Desafios e Caminhos Possíveis
Reconhecer o poder transformador da educação não significa ignorar os desafios. A implementação de políticas educacionais efetivas requer vontade política, continuidade administrativa que transcenda mandatos eleitorais, investimento financeiro consistente e gestão eficiente dos recursos.
É fundamental também que o investimento seja direcionado prioritariamente para as áreas mais vulneráveis, onde o impacto será maior. Políticas universalistas são importantes, mas devem ser complementadas com ações afirmativas que compensem desigualdades históricas.
Conclusão: Educação Como Política de Segurança Pública
A violência urbana não será resolvida apenas com mais policiamento ou leis mais rigorosas. Essas medidas são necessárias, mas insuficientes se não forem acompanhadas de estratégias preventivas de longo prazo. A educação de qualidade é a mais poderosa dessas estratégias.

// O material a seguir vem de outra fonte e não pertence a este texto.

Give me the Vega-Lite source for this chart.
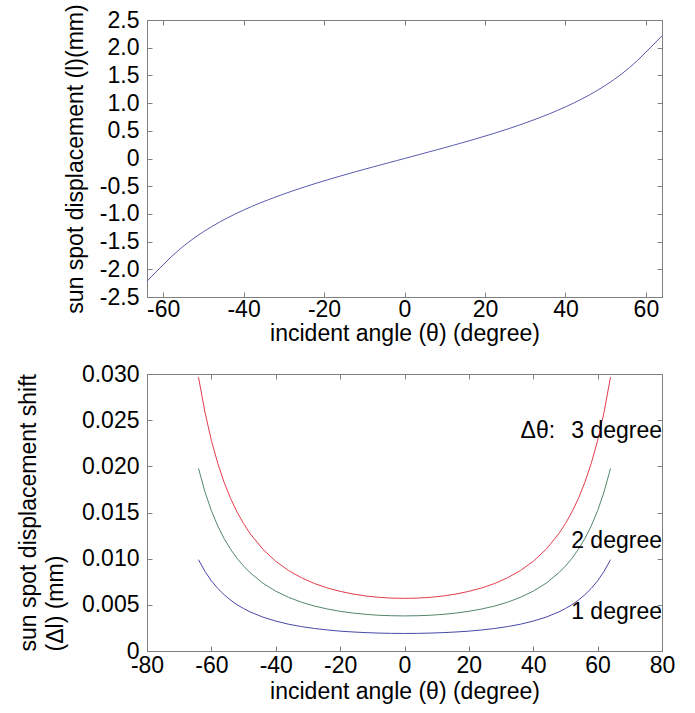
{
  "$schema": "https://vega.github.io/schema/vega-lite/v6.json",
  "padding": {"left": 16, "top": 3, "right": 5, "bottom": 5},
  "background": "white",
  "spacing": 16,
  "config": {
    "font": "Liberation Sans",
    "view": {"stroke": "#808080", "strokeWidth": 1},
    "axis": {
      "grid": false, "domain": false, "tickColor": "#808080", "tickSize": -5,
      "labelFontSize": 23, "titleFontSize": 23, "labelColor": "#000000", "titleColor": "#000000",
      "titleFontWeight": "normal", "labelFlush": false, "labelOverlap": false, "labelBound": false,
      "labelFont": "Liberation Sans", "titleFont": "Liberation Sans"
    }
  },
  "vconcat": [
    {
      "width": 515, "height": 277,
      "data": {"values": [
        {"a": -64, "l": -2.215}, {"a": -62, "l": -2.065}, {"a": -60, "l": -1.920}, {"a": -58, "l": -1.776},
        {"a": -56, "l": -1.646}, {"a": -54, "l": -1.528}, {"a": -52, "l": -1.421}, {"a": -50, "l": -1.323},
        {"a": -48, "l": -1.233}, {"a": -46, "l": -1.149}, {"a": -44, "l": -1.072}, {"a": -42, "l": -0.999},
        {"a": -40, "l": -0.931}, {"a": -38, "l": -0.867}, {"a": -36, "l": -0.806}, {"a": -34, "l": -0.749},
        {"a": -32, "l": -0.694}, {"a": -30, "l": -0.641}, {"a": -28, "l": -0.590}, {"a": -26, "l": -0.541},
        {"a": -24, "l": -0.494}, {"a": -22, "l": -0.448}, {"a": -20, "l": -0.404}, {"a": -18, "l": -0.361},
        {"a": -16, "l": -0.318}, {"a": -14, "l": -0.277}, {"a": -12, "l": -0.236}, {"a": -10, "l": -0.196},
        {"a": -8, "l": -0.156}, {"a": -6, "l": -0.117}, {"a": -4, "l": -0.078}, {"a": -2, "l": -0.039},
        {"a": 0, "l": 0},
        {"a": 2, "l": 0.039}, {"a": 4, "l": 0.078}, {"a": 6, "l": 0.117}, {"a": 8, "l": 0.156},
        {"a": 10, "l": 0.196}, {"a": 12, "l": 0.236}, {"a": 14, "l": 0.277}, {"a": 16, "l": 0.318},
        {"a": 18, "l": 0.361}, {"a": 20, "l": 0.404}, {"a": 22, "l": 0.448}, {"a": 24, "l": 0.494},
        {"a": 26, "l": 0.541}, {"a": 28, "l": 0.590}, {"a": 30, "l": 0.641}, {"a": 32, "l": 0.694},
        {"a": 34, "l": 0.749}, {"a": 36, "l": 0.806}, {"a": 38, "l": 0.867}, {"a": 40, "l": 0.931},
        {"a": 42, "l": 0.999}, {"a": 44, "l": 1.072}, {"a": 46, "l": 1.149}, {"a": 48, "l": 1.233},
        {"a": 50, "l": 1.323}, {"a": 52, "l": 1.421}, {"a": 54, "l": 1.528}, {"a": 56, "l": 1.646},
        {"a": 58, "l": 1.776}, {"a": 60, "l": 1.920}, {"a": 62, "l": 2.065}, {"a": 64, "l": 2.215}
      ]},
      "layer": [
        {
          "mark": {"type": "line", "color": "#5a5ab0", "strokeWidth": 1},
          "encoding": {
            "x": {"field": "a", "type": "quantitative",
              "scale": {"domain": [-64, 64], "nice": false, "zero": false},
              "axis": {"values": [-60, -40, -20, 0, 20, 40, 60], "title": "incident angle (θ) (degree)",
                "labelExpr": "datum.value + ''", "labelPadding": 6, "titlePadding": 1}},
            "y": {"field": "l", "type": "quantitative",
              "scale": {"domain": [-2.5, 2.5], "nice": false, "zero": false},
              "axis": {"values": [-2.5, -2, -1.5, -1, -0.5, 0, 0.5, 1, 1.5, 2, 2.5],
                "title": "sun spot displacement (l)(mm)",
                "labelExpr": "datum.value == 0 ? '0' : replace(format(datum.value, '.1f'), '−', '-')",
                "labelPadding": 13, "titlePadding": 12}}
          }
        },
        {
          "mark": {"type": "line", "opacity": 0},
          "encoding": {
            "x": {"field": "a", "type": "quantitative",
              "scale": {"domain": [-64, 64], "nice": false, "zero": false},
              "axis": {"orient": "top", "values": [-60, -40, -20, 0, 20, 40, 60], "labels": false, "title": null}},
            "y": {"field": "l", "type": "quantitative",
              "scale": {"domain": [-2.5, 2.5], "nice": false, "zero": false},
              "axis": {"orient": "right", "values": [-2.5, -2, -1.5, -1, -0.5, 0, 0.5, 1, 1.5, 2, 2.5], "labels": false, "title": null}}
          }
        }
      ],
      "resolve": {"axis": {"x": "independent", "y": "independent"}}
    },
    {
      "width": 515, "height": 277,
      "data": {"values": [
        {"a": -64, "s": "1", "v": 0.00989}, {"a": -62, "s": "1", "v": 0.00862}, {"a": -60, "s": "1", "v": 0.00760},
        {"a": -58, "s": "1", "v": 0.00677}, {"a": -56, "s": "1", "v": 0.00608}, {"a": -54, "s": "1", "v": 0.00550},
        {"a": -52, "s": "1", "v": 0.00501}, {"a": -50, "s": "1", "v": 0.00460}, {"a": -48, "s": "1", "v": 0.00424},
        {"a": -44, "s": "1", "v": 0.00367}, {"a": -40, "s": "1", "v": 0.00324}, {"a": -36, "s": "1", "v": 0.00290},
        {"a": -32, "s": "1", "v": 0.00264}, {"a": -28, "s": "1", "v": 0.00244}, {"a": -24, "s": "1", "v": 0.00228},
        {"a": -20, "s": "1", "v": 0.00215}, {"a": -16, "s": "1", "v": 0.00206}, {"a": -12, "s": "1", "v": 0.00199},
        {"a": -8, "s": "1", "v": 0.00194}, {"a": -4, "s": "1", "v": 0.00191}, {"a": 0, "s": "1", "v": 0.00190},
        {"a": 4, "s": "1", "v": 0.00191}, {"a": 8, "s": "1", "v": 0.00194}, {"a": 12, "s": "1", "v": 0.00199},
        {"a": 16, "s": "1", "v": 0.00206}, {"a": 20, "s": "1", "v": 0.00215}, {"a": 24, "s": "1", "v": 0.00228},
        {"a": 28, "s": "1", "v": 0.00244}, {"a": 32, "s": "1", "v": 0.00264}, {"a": 36, "s": "1", "v": 0.00290},
        {"a": 40, "s": "1", "v": 0.00324}, {"a": 44, "s": "1", "v": 0.00367}, {"a": 48, "s": "1", "v": 0.00424},
        {"a": 50, "s": "1", "v": 0.00460}, {"a": 52, "s": "1", "v": 0.00501}, {"a": 54, "s": "1", "v": 0.00550},
        {"a": 56, "s": "1", "v": 0.00608}, {"a": 58, "s": "1", "v": 0.00677}, {"a": 60, "s": "1", "v": 0.00760},
        {"a": 62, "s": "1", "v": 0.00862}, {"a": 64, "s": "1", "v": 0.00989},

        {"a": -64, "s": "2", "v": 0.01977}, {"a": -62, "s": "2", "v": 0.01724}, {"a": -60, "s": "2", "v": 0.01520},
        {"a": -58, "s": "2", "v": 0.01353}, {"a": -56, "s": "2", "v": 0.01215}, {"a": -54, "s": "2", "v": 0.01100},
        {"a": -52, "s": "2", "v": 0.01002}, {"a": -50, "s": "2", "v": 0.00920}, {"a": -48, "s": "2", "v": 0.00849},
        {"a": -44, "s": "2", "v": 0.00734}, {"a": -40, "s": "2", "v": 0.00648}, {"a": -36, "s": "2", "v": 0.00581},
        {"a": -32, "s": "2", "v": 0.00528}, {"a": -28, "s": "2", "v": 0.00487}, {"a": -24, "s": "2", "v": 0.00455},
        {"a": -20, "s": "2", "v": 0.00430}, {"a": -16, "s": "2", "v": 0.00411}, {"a": -12, "s": "2", "v": 0.00397},
        {"a": -8, "s": "2", "v": 0.00387}, {"a": -4, "s": "2", "v": 0.00382}, {"a": 0, "s": "2", "v": 0.00380},
        {"a": 4, "s": "2", "v": 0.00382}, {"a": 8, "s": "2", "v": 0.00387}, {"a": 12, "s": "2", "v": 0.00397},
        {"a": 16, "s": "2", "v": 0.00411}, {"a": 20, "s": "2", "v": 0.00430}, {"a": 24, "s": "2", "v": 0.00455},
        {"a": 28, "s": "2", "v": 0.00487}, {"a": 32, "s": "2", "v": 0.00528}, {"a": 36, "s": "2", "v": 0.00581},
        {"a": 40, "s": "2", "v": 0.00648}, {"a": 44, "s": "2", "v": 0.00734}, {"a": 48, "s": "2", "v": 0.00849},
        {"a": 50, "s": "2", "v": 0.00920}, {"a": 52, "s": "2", "v": 0.01002}, {"a": 54, "s": "2", "v": 0.01100},
        {"a": 56, "s": "2", "v": 0.01215}, {"a": 58, "s": "2", "v": 0.01353}, {"a": 60, "s": "2", "v": 0.01520},
        {"a": 62, "s": "2", "v": 0.01724}, {"a": 64, "s": "2", "v": 0.01977},

        {"a": -64, "s": "3", "v": 0.02966}, {"a": -62, "s": "3", "v": 0.02586}, {"a": -60, "s": "3", "v": 0.02280},
        {"a": -58, "s": "3", "v": 0.02030}, {"a": -56, "s": "3", "v": 0.01823}, {"a": -54, "s": "3", "v": 0.01650},
        {"a": -52, "s": "3", "v": 0.01504}, {"a": -50, "s": "3", "v": 0.01380}, {"a": -48, "s": "3", "v": 0.01273},
        {"a": -44, "s": "3", "v": 0.01102}, {"a": -40, "s": "3", "v": 0.00971}, {"a": -36, "s": "3", "v": 0.00871},
        {"a": -32, "s": "3", "v": 0.00793}, {"a": -28, "s": "3", "v": 0.00731}, {"a": -24, "s": "3", "v": 0.00683},
        {"a": -20, "s": "3", "v": 0.00646}, {"a": -16, "s": "3", "v": 0.00617}, {"a": -12, "s": "3", "v": 0.00596},
        {"a": -8, "s": "3", "v": 0.00581}, {"a": -4, "s": "3", "v": 0.00573}, {"a": 0, "s": "3", "v": 0.00570},
        {"a": 4, "s": "3", "v": 0.00573}, {"a": 8, "s": "3", "v": 0.00581}, {"a": 12, "s": "3", "v": 0.00596},
        {"a": 16, "s": "3", "v": 0.00617}, {"a": 20, "s": "3", "v": 0.00646}, {"a": 24, "s": "3", "v": 0.00683},
        {"a": 28, "s": "3", "v": 0.00731}, {"a": 32, "s": "3", "v": 0.00793}, {"a": 36, "s": "3", "v": 0.00871},
        {"a": 40, "s": "3", "v": 0.00971}, {"a": 44, "s": "3", "v": 0.01102}, {"a": 48, "s": "3", "v": 0.01273},
        {"a": 50, "s": "3", "v": 0.01380}, {"a": 52, "s": "3", "v": 0.01504}, {"a": 54, "s": "3", "v": 0.01650},
        {"a": 56, "s": "3", "v": 0.01823}, {"a": 58, "s": "3", "v": 0.02030}, {"a": 60, "s": "3", "v": 0.02280},
        {"a": 62, "s": "3", "v": 0.02586}, {"a": 64, "s": "3", "v": 0.02966}
      ]},
      "layer": [
        {
          "mark": {"type": "line", "strokeWidth": 1},
          "encoding": {
            "x": {"field": "a", "type": "quantitative",
              "scale": {"domain": [-80, 80], "nice": false, "zero": false},
              "axis": {"values": [-80, -60, -40, -20, 0, 20, 40, 60, 80], "title": "incident angle (θ) (degree)",
                "labelExpr": "datum.value + ''", "labelPadding": 8, "titlePadding": 3}},
            "y": {"field": "v", "type": "quantitative",
              "scale": {"domain": [0, 0.03], "nice": false, "zero": false},
              "axis": {"values": [0, 0.005, 0.01, 0.015, 0.02, 0.025, 0.03],
                "title": ["sun spot displacement shift", "(Δl) (mm)"],
                "titleAnchor": "start", "titleAlign": "left", "titleLineHeight": 27,
                "labelExpr": "datum.value == 0 ? '0' : format(datum.value, '.3f')",
                "labelPadding": 13, "titlePadding": 14}},
            "color": {"field": "s", "type": "nominal",
              "scale": {"domain": ["1", "2", "3"], "range": ["#4848a8", "#558669", "#e23c4e"]},
              "legend": null}
          }
        },
        {
          "data": {"values": [
            {"a": 80, "v": 0.02383, "t": "Δθ:\u2002\u20093 degree"},
            {"a": 80, "v": 0.01195, "t": "2 degree"},
            {"a": 80, "v": 0.00419, "t": "1 degree"}
          ]},
          "mark": {"type": "text", "align": "right", "baseline": "middle", "fontSize": 23, "font": "Liberation Sans", "color": "#000000"},
          "encoding": {
            "x": {"field": "a", "type": "quantitative", "axis": null},
            "y": {"field": "v", "type": "quantitative", "axis": null},
            "text": {"field": "t"}
          }
        },
        {
          "mark": {"type": "line", "opacity": 0},
          "encoding": {
            "x": {"field": "a", "type": "quantitative",
              "scale": {"domain": [-80, 80], "nice": false, "zero": false},
              "axis": {"orient": "top", "values": [-80, -60, -40, -20, 0, 20, 40, 60, 80], "labels": false, "title": null}},
            "y": {"field": "v", "type": "quantitative",
              "scale": {"domain": [0, 0.03], "nice": false, "zero": false},
              "axis": {"orient": "right", "values": [0, 0.005, 0.01, 0.015, 0.02, 0.025, 0.03], "labels": false, "title": null}}
          }
        }
      ],
      "resolve": {"axis": {"x": "independent", "y": "independent"}}
    }
  ]
}
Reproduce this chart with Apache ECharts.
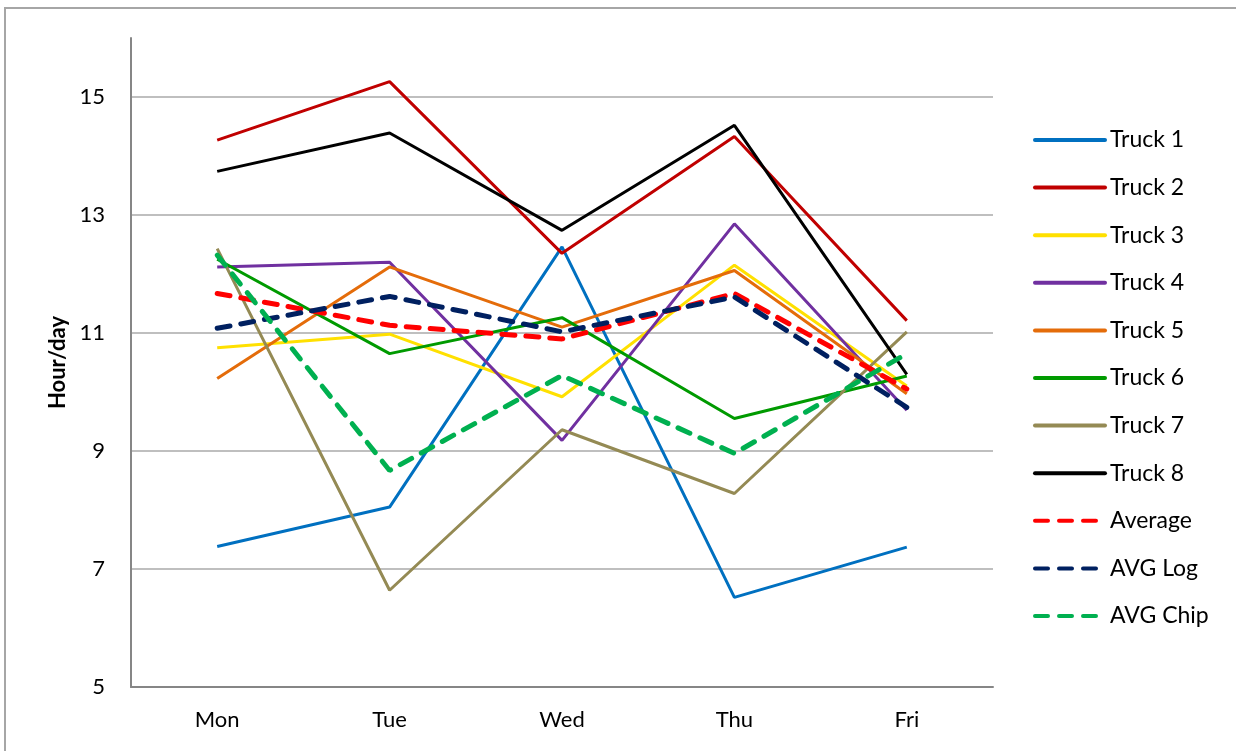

Cada escola renovada, cada professor valorizado, cada aluno que conclui seus estudos representa não apenas um sucesso educacional, mas também uma vitória contra a violência. Representa um jovem a menos vulnerável ao aliciamento, uma família com mais esperança, uma comunidade mais coesa e uma sociedade mais justa.
O investimento em educação é, portanto, um investimento em segurança, em economia, em saúde pública e em futuro. É hora de compreendermos que a sala de aula é uma das mais importantes trincheiras no combate à violência urbana. E nessa trincheira, cada aula bem ministrada, cada diploma conquistado e cada sonho realizado são pequenas vitórias que, somadas, podem transformar a realidade de nossas cidades.
A mudança que desejamos ver nas ruas das nossas cidades começa, inevitavelmente, nas carteiras das nossas escolas.